I quote from the review: “Vernacchio is big‐hearted, thoughtful, well‐intentioned, and full of genuine love and respect for his students. His approach to sex education is refreshing compared to most.” To say, even to say repeatedly as Penn does, that someone is wrong is not a personal attack. Nor does saying that someone should do something better is not an assertion that they do not do it at all.
Some years ago a Friends Journal article by John Calvi listed several important, healing sayings and recommended frequent use of them. “That’s not good enough” was one of those, and that’s how I read Penn’s response.
I want to ask some of the commenters to consider lightening up on the tone checking of Su Penn’s remarks. I ask this for two reasons. First, if your experience and those of your family have been left out of an analysis, and you sense chronic social hostility to something core to whom you are, then anger is really an appropriate response. Second, we Friends often try to calm a situation down, so we can talk about it or, too often, not talk about it (or not talk about it enough).
It’s important to hear Su’s anger, mild though I think it is, to understand that a person doing sex education better than most can still miss important stuff that has life and death consequences for some, and that he has an opportunity to grow. I think the conversation is being engaged.
South Bend, Ind.
When I first read Su Penn’s article, I was struck by the author’s ability to speak a painful and brutal truth with matter‐of‐fact honesty, while saying nothing negative at all about Al Vernacchio’s intent or about him personally.
I came to the web comments to find many people attacking Su Penn personally for saying bluntly that Vernacchio’s book doesn’t meet the needs of some of our most vulnerable people. As allies, it’s our job to listen to the people we’re trying to ally with. It is not ally behavior to tell minorities they’re “too angry” or to try to get them to “tone it down.” It is not ally behavior to try to shut them up when they tell us we didn’t do a good enough job in our attempts to help.
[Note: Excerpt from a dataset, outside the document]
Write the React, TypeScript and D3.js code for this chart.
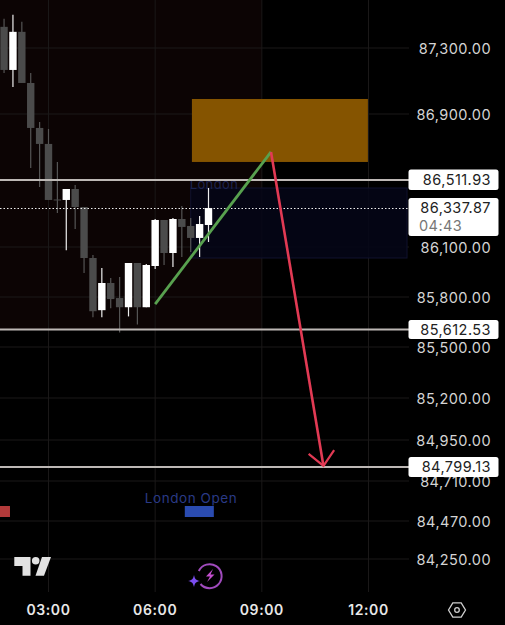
import React from "react";
import * as d3 from "d3";

const W = 505, H = 625;
const FONT = "Inter, 'Noto Sans', sans-serif";

// Price axis ticks and levels
const priceTicks = [87300, 86900, 86100, 85800, 85500, 85200, 84950, 84710, 84470, 84250];
const levelLines = [86511.93, 85612.53, 84799.13];
const lastPrice = 86337.87;
const countdown = "04:43";

// time axis in minutes since 00:00
const timeTicks = [180, 360, 540, 720];
const timeLabels = ["03:00", "06:00", "09:00", "12:00"];

// 15-minute candles
const candleStart = 105;
const candleStep = 15;
const opens = [87427, 87167, 87397, 87088, 86818, 86724, 86393, 86390, 86457, 86347, 86034, 85724, 85884, 85794, 85741, 86004, 85741, 85986, 86267, 86064, 86273, 86230, 86156, 86236];
const highs = [87476, 87500, 87458, 87148, 86853, 86812, 86618, 86457, 86481, 86347, 86052, 85974, 85914, 85920, 86004, 86004, 85998, 86273, 86267, 86279, 86353, 86279, 86291, 86463];
const lows = [87148, 87064, 87088, 86582, 86469, 86390, 86310, 86081, 86211, 85944, 85683, 85683, 85735, 85594, 85688, 85642, 85741, 85968, 85992, 85980, 86040, 86070, 86040, 86131];
const closes = [87167, 87397, 87088, 86818, 86724, 86390, 86393, 86457, 86347, 86034, 85718, 85884, 85788, 85741, 86004, 85741, 85992, 86267, 86064, 86273, 86224, 86156, 86242, 86341];

// Drawings
const orangeBoxTime = [422, 719];
const orangeBoxPrice = [86991, 86618];
const blueBoxTime = [420, 785];
const blueBoxPrice = [86463, 86034];
const greenTime = [360, 555.5];
const greenPrice = [85759, 86677];
const redTime = [555.5, 644];
const redPrice = [86677, 84805];
const arrowLeft = [619, 84872];
const arrowRight = [662, 84894];
const sessionEndTime = 540;
const londonMarkerTime = [410, 459];
const redMarkerTime = [90, 115];

const yDomain = [84250, 84470, 84710, 84799.13, 84950, 85200, 85500, 85612.53, 85800, 86100, 86337.87, 86511.93, 86900, 87300, 87600];
const yRange = [559, 521, 481, 467, 440, 398, 347, 329.5, 297, 247, 208.5, 180, 114, 48, -2];
const y = d3.scaleLinear().domain(yDomain).range(yRange);
const x = d3.scaleLinear().domain([180, 720]).range([48.5, 368.5]);

const fmt = d3.format(",.2f");
const GRID = "#1a1818";
const PLOT_R = 409;
const GRID_B = 592;
const FS = 14.5;
const LS = 0.45;

function PriceTag({ price, top, h }: { price: number; top: number; h: number }) {
  return (
    <g>
      <rect x={408.5} y={top} width={90} height={h} rx={2.5} fill="#fff" />
      <text x={491} y={top + h / 2 + 5.2} textAnchor="end" fontFamily={FONT} fontSize={FS} letterSpacing={LS} fill="#222">{fmt(price)}</text>
    </g>
  );
}

export default function App() {
  const bodyW = 7.4;
  const candles = opens.map((o, i) => ({ o, h: highs[i], l: lows[i], c: closes[i], t: candleStart + i * candleStep }));
  return (
    <svg width={W} height={H} viewBox={`0 0 ${W} ${H}`} style={{ position: "fixed", left: 0, top: 0, display: "block", background: "#000" }}>
      <rect x={0} y={0} width={W} height={H} fill="#000" />
      <rect x={0} y={0} width={x(sessionEndTime)} height={y(levelLines[1])} fill="#0c0404" />
      {timeTicks.map((t) => (
        <line key={t} x1={x(t)} x2={x(t)} y1={0} y2={GRID_B} stroke={GRID} strokeWidth={1} />
      ))}
      {priceTicks.map((p) => (
        <line key={p} x1={0} x2={PLOT_R} y1={y(p)} y2={y(p)} stroke={GRID} strokeWidth={1} />
      ))}
      <rect x={x(blueBoxTime[0])} y={y(blueBoxPrice[0])} width={x(blueBoxTime[1]) - x(blueBoxTime[0])} height={y(blueBoxPrice[1]) - y(blueBoxPrice[0])} fill="#050618" fillOpacity={0.85} stroke="#10122e" strokeWidth={1} />
      <text x={214} y={189} textAnchor="middle" fontFamily={FONT} fontSize={13} letterSpacing={0.4} fill="#1c2350">London</text>
      {candles.map((d) => {
        const up = d.c > d.o;
        const col = up ? "#fff" : "#4b4b4b";
        const top = y(Math.max(d.o, d.c));
        const bot = y(Math.min(d.o, d.c));
        return (
          <g key={d.t}>
            <line x1={x(d.t)} x2={x(d.t)} y1={y(d.h)} y2={y(d.l)} stroke={up ? "#eee" : "#555"} strokeWidth={1.2} />
            <rect x={x(d.t) - bodyW / 2} y={top} width={bodyW} height={Math.max(bot - top, 1)} fill={col} />
          </g>
        );
      })}
      <rect x={x(orangeBoxTime[0])} y={y(orangeBoxPrice[0])} width={x(orangeBoxTime[1]) - x(orangeBoxTime[0])} height={y(orangeBoxPrice[1]) - y(orangeBoxPrice[0])} fill="#855400" />
      {levelLines.map((p) => (
        <line key={p} x1={0} x2={PLOT_R} y1={y(p)} y2={y(p)} stroke="#bdb8b5" strokeWidth={2} />
      ))}
      <line x1={0} x2={PLOT_R} y1={y(lastPrice)} y2={y(lastPrice)} stroke="#eee" strokeWidth={1} strokeDasharray="1.5 2" />
      <line x1={x(greenTime[0])} y1={y(greenPrice[0])} x2={x(greenTime[1])} y2={y(greenPrice[1])} stroke="#58a14f" strokeWidth={2.8} />
      <line x1={x(redTime[0])} y1={y(redPrice[0])} x2={x(redTime[1])} y2={y(redPrice[1])} stroke="#e23a54" strokeWidth={2.6} />
      <path
        d={(d3.line()([[x(arrowLeft[0]), y(arrowLeft[1])], [x(redTime[1]), y(redPrice[1])], [x(arrowRight[0]), y(arrowRight[1])]]) as string)}
        fill="none" stroke="#e23a54" strokeWidth={2.2}
      />
      {priceTicks.map((p) => (
        <text key={p} x={491} y={y(p) + 5.5} textAnchor="end" fontFamily={FONT} fontSize={FS} letterSpacing={LS} fill="#d4d4d4">{fmt(p)}</text>
      ))}
      <PriceTag price={levelLines[0]} top={169.5} h={20.5} />
      <PriceTag price={levelLines[1]} top={320} h={19} />
      <PriceTag price={levelLines[2]} top={457} h={20} />
      <rect x={408.5} y={198} width={90} height={38} rx={2.5} fill="#fff" />
      <text x={491} y={212.5} textAnchor="end" fontFamily={FONT} fontSize={FS} letterSpacing={LS} fill="#222">{fmt(lastPrice)}</text>
      <text x={419} y={230.5} fontFamily={FONT} fontSize={FS} letterSpacing={LS} fill="#777">{countdown}</text>
      <text x={191} y={503} textAnchor="middle" fontFamily={FONT} fontSize={13.5} letterSpacing={0.55} fill="#2a3a86">London Open</text>
      <rect x={x(londonMarkerTime[0])} y={506} width={x(londonMarkerTime[1]) - x(londonMarkerTime[0])} height={11} fill="#2a4bb0" />
      <rect x={x(redMarkerTime[0])} y={506} width={x(redMarkerTime[1]) - x(redMarkerTime[0])} height={11} fill="#b23a3a" />
      {timeTicks.map((t, i) => (
        <text key={t} x={x(t)} y={615} textAnchor="middle" fontFamily={FONT} fontSize={14} fontWeight={600} letterSpacing={0.6} fill="#e8e8e8">{timeLabels[i]}</text>
      ))}
      {/* TradingView logo */}
      <g fill="#e2e2e2">
        <path d="M14.300 557H30.500V575.700H22.500V566H14.300Z" />
        <circle cx={35.7} cy={560.8} r={3.8} />
        <path d="M42 557H51L44 575.700H35.500Z" />
      </g>
      {/* spark icon */}
      <path d="M198.800 571A12 12 0 1 1 200.500 584" fill="none" stroke="#a04bbd" strokeWidth={2} />
      <path d="M213 569l-7 7.500h4l-3 5.500 7.500-7.500h-4z" fill="#c54fd0" />
      <path d="M194 575c.8 4 2 5.200 6 6-4 .8-5.200 2-6 6-.8-4-2-5.200-6-6 4-.8 5.200-2 6-6z" fill="#7b4df0" />
      {/* settings hexagon */}
      <path d="M448.500 610l4.300-7.200h8.400l4.300 7.200-4.300 7.200h-8.400z" fill="none" stroke="#cfcfcf" strokeWidth={1.3} />
      <circle cx={457} cy={610} r={2.300} fill="none" stroke="#cfcfcf" strokeWidth={1.3} />
    </svg>
  );
}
I understand Penn’s review may have hurt Vernacchio’s professional pride. This is clearly reflected in who’s defending him: of the 11 comments already posted on this article, six are from people who are personally or professionally associated with Vernacchio.
Many of those comments are also from people who are sexuality educators. I find that fact particularly disturbing: sexuality educators attacking a member of gender and sexual minority groups for clearly stating those groups’ needs, and pushing back against oppression. Vernacchio’s pride may be on the line, but our lives are on the line.
United Kingdom and United States
I do not know Vernacchio or Penn personally, but I think I would like both of them. I know, as Friends, we can love them both. My guess is that if they met, they’d find much to talk about, and would do so with as much love and courage as they both could muster. My guess is that they both have known the pain of being excluded and judged for their sexual identities, and that commonality would give them a deep well of compassion on which to draw.
What I’d like to ask for in this discussion is a moment of silence to hold Al, Su, and all of us working for better mutual understanding and clearness in the Light.
In a photo caption for Madeline Schaefer’s “Mass Incarceration and #BlackLivesMatter” (FJ Dec. 2015), we misidentified Keith Harvey (p. 9). We apologize for this error.